Sunday, April 05, 2015

africa's opium is the religion of others...,


mail&guardian |  For much of this week, our roads will overflow with cars, buses and minibuses full of pilgrims en route to African Zions and Jerusalems. Many local rivers will become Jordans in which the recently converted will be born again. Country valleys will echo with songs of gratitude from wretched souls singing: “Jo, ke mohlolo ha ke ratwa le nna [what a miracle it is for someone like me to be loved].”

Innocent villagers will be battered with amplified sermons on loudspeakers in all manner of fake American accents. With their stomping feet, the dancing masses will convert ordinary mountains and hills into sacred spaces. And the goats will catch hell on several fronts – they will be slaughtered either in celebration or in libation.
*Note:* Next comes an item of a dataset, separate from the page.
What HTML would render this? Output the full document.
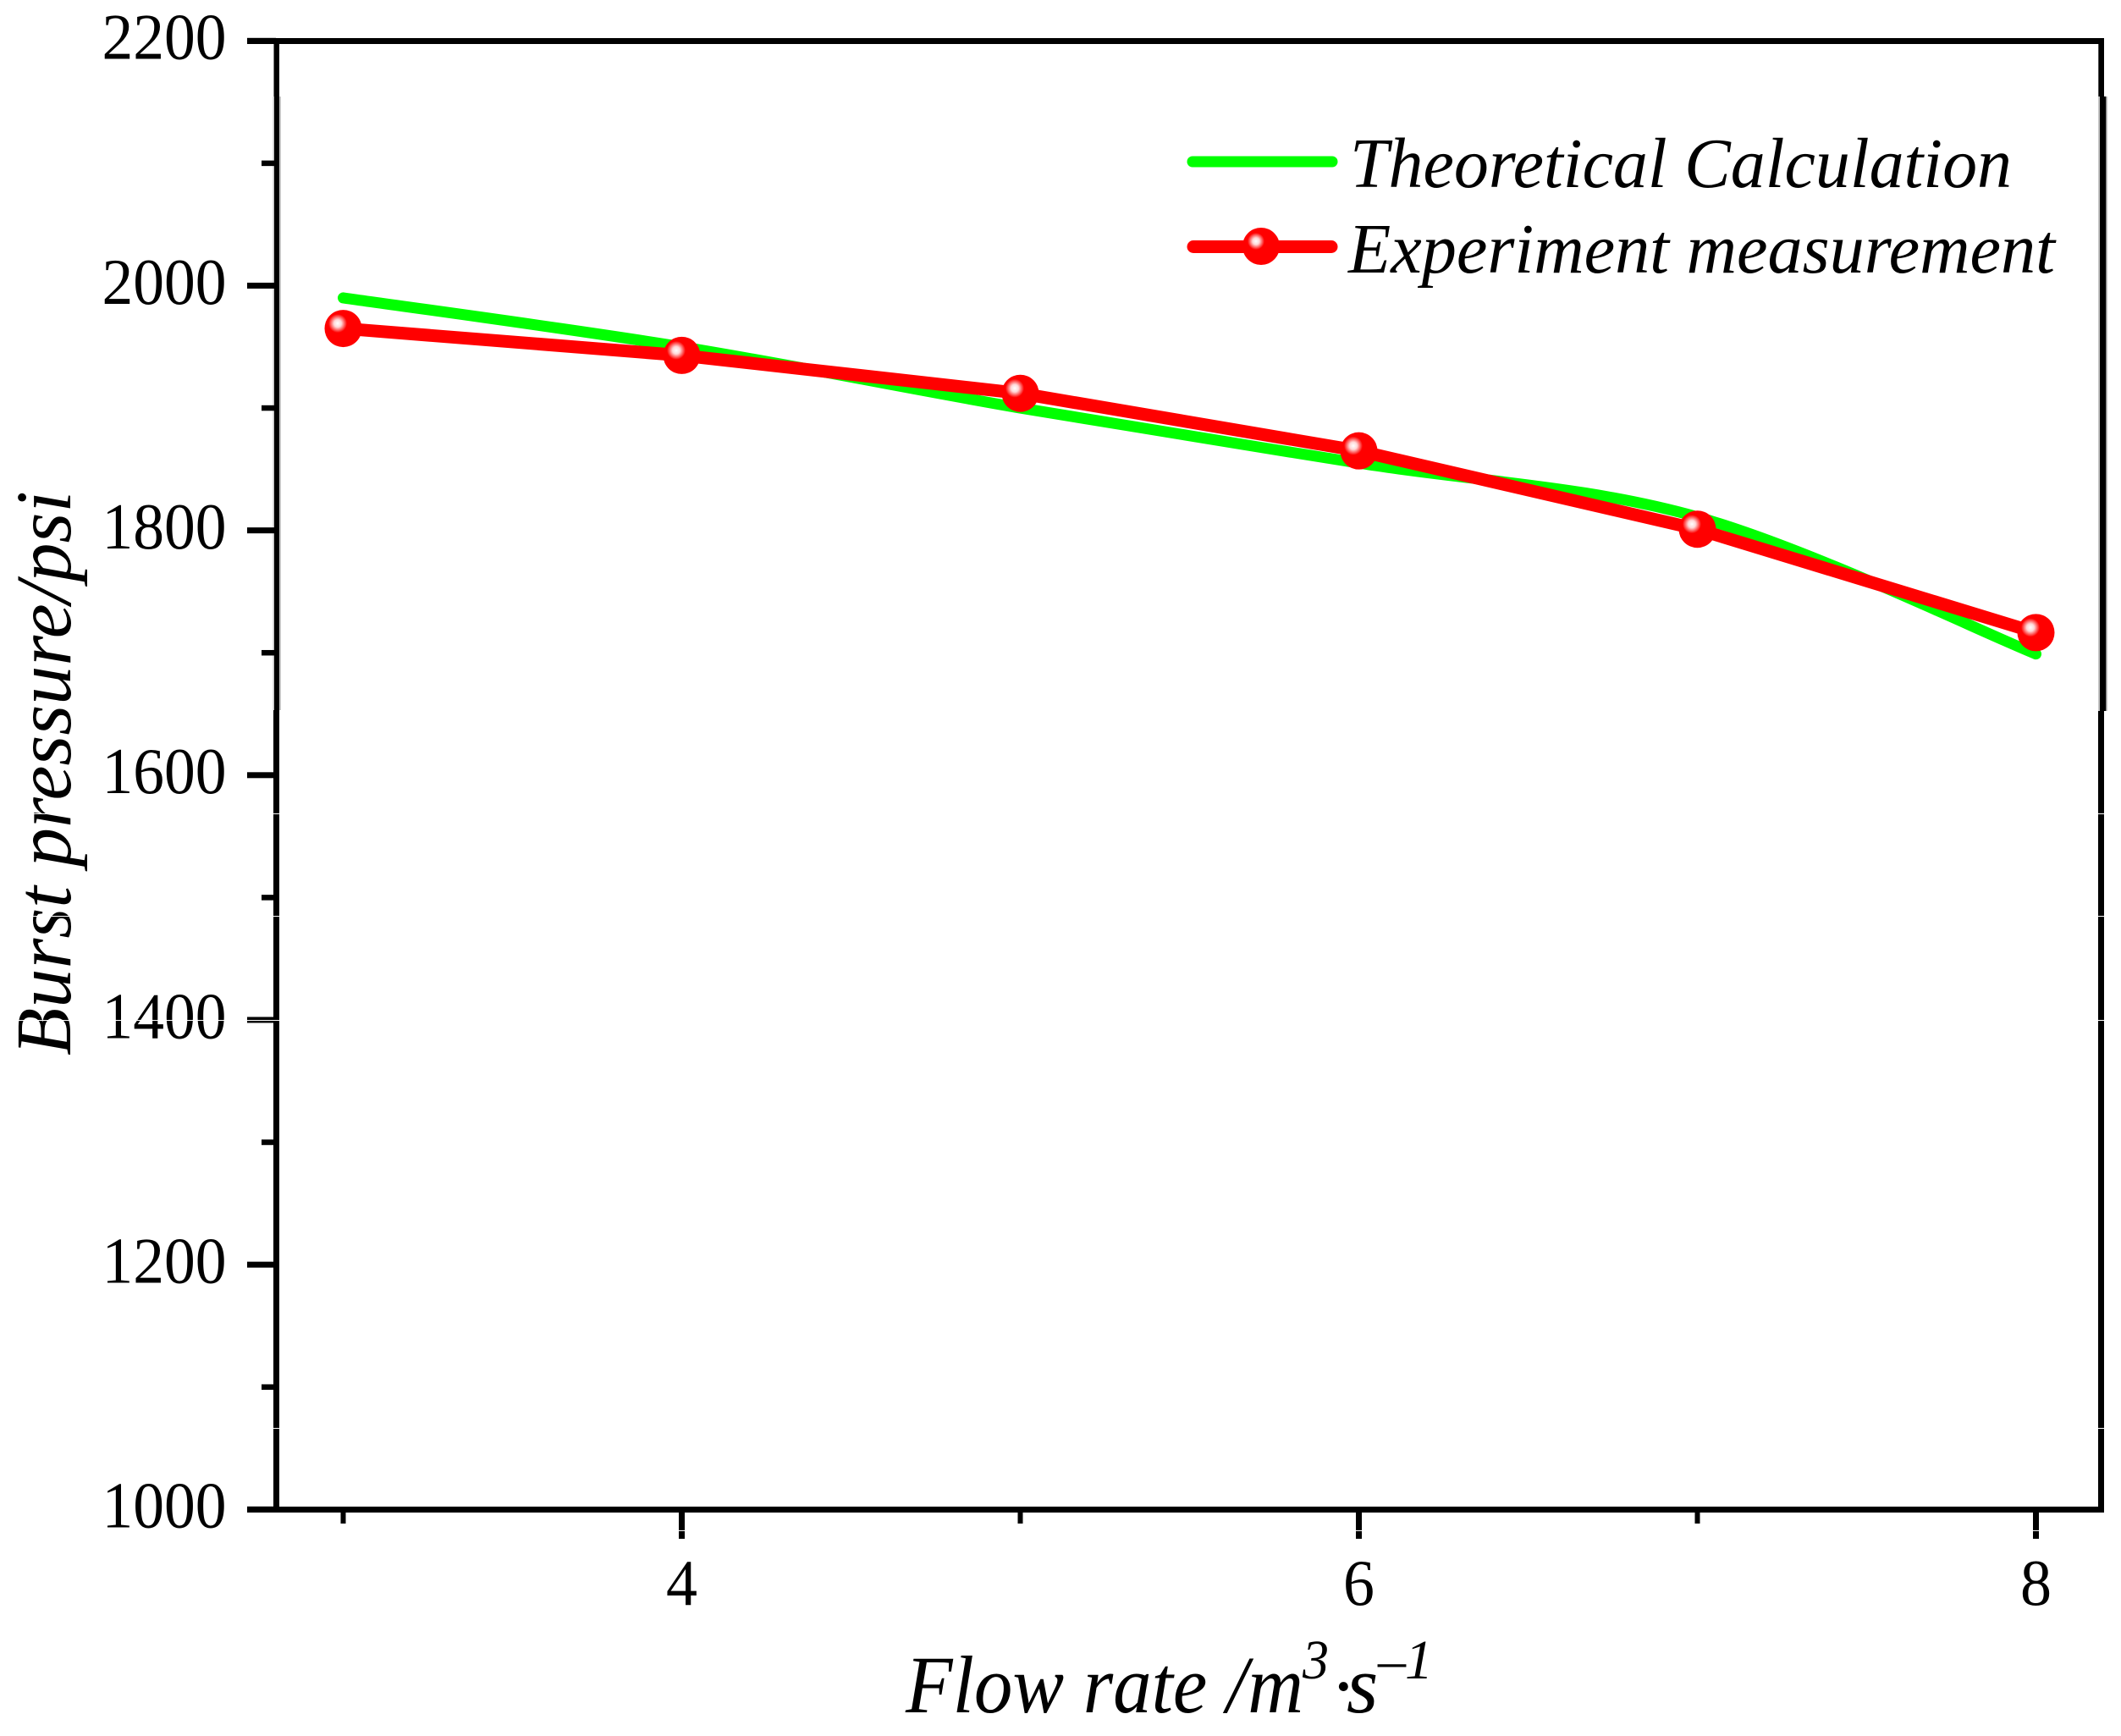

For more than 170 years, Karl Marx’s brief reference to religion as the opium of the people has proved hard to forget and harder to forgive. He probably did not have Africa in mind when he made the statement, but nowhere is this Marxist “dictum” in sharper focus. This is the continent whose people respected scholar and academic John Mbiti’s described as “notoriously religious”.

Nothing captures the tragedy and the wonder of the African continent better than the coexistence of poverty and religiosity, both in their most extreme forms imaginable. The question is whether the coincidence is merely casual or causal – and in which direction. Are Africans poor because they are religious, religious because they are poor, or religious in spite of being poor?